To produce a masterpiece, to create what will be acclaimed as greatest, to succeed; you have to fail, many times, to be original. That’s how Edison filed 1093 patents notwithstanding, the numbers of truly superlative achievements can be counted on fingers of one hand. 248 papers of Einstein have no or minimal importance before he wrote E = mc2
Timon Of Athens and All’s Well That Ends Well are known as worst plays ever produced; guess what, William Shakespeare produced them. The Chronicles of Narina, The Diary of Anne Frank, Gone with the Wind, Harry Potter, Lord of The Flies; were many times rejected before they get published.
Michael Jordan missed 9000 shots in his career, 24 game decisive shots, more than 300 games. “I failed over and over and over again, in my life, that’s why I succeed” he said.

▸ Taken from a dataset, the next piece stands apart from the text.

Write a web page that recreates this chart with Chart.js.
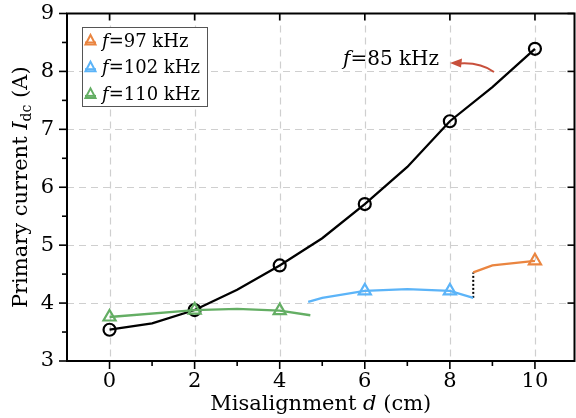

This is how Abraham Lincoln in his life before he became the greatest president in the history of United States of America:
- 1816 His family was forced out of their home. He had to work to support them.
- 1818 His mother died.
- 1831 Failed in business.
- 1832 Ran for state legislature – lost.
- l832 Also lost his job – wanted to go to law school but couldn’t get in.
- 1833 Borrowed some money from a friend to begin a business and by the end of the year he was bankrupt. He spent the next 17 years of his life paying off this debt.
- 1834 Ran for state legislature again – won.
- 1835 Was engaged to be married, sweetheart died and his heart was broken.
- 1836 Had a total nervous breakdown and was in bed for six months.
- 1838 Sought to become speaker of the state legislature – defeated.
- 1840 Sought to become elector – defeated.
- 1843 Ran for Congress – lost.
- 1846 Ran for Congress again – this time he won – went to Washington and did a good job.
- 1848 Ran for re-election to Congress – lost.
- 1849 Sought the job of land officer in his home state – rejected.
- 1854 Ran for Senate of the United States – lost.
- 1856 Sought the Vice-Presidential nomination at his party’s national convention – get less than 100 votes.
- 1858 Ran for U.S. Senate again – again he lost.
- 1860 Elected president of the United States.
“Failure is an event, not a person. Yesterday ended last night.”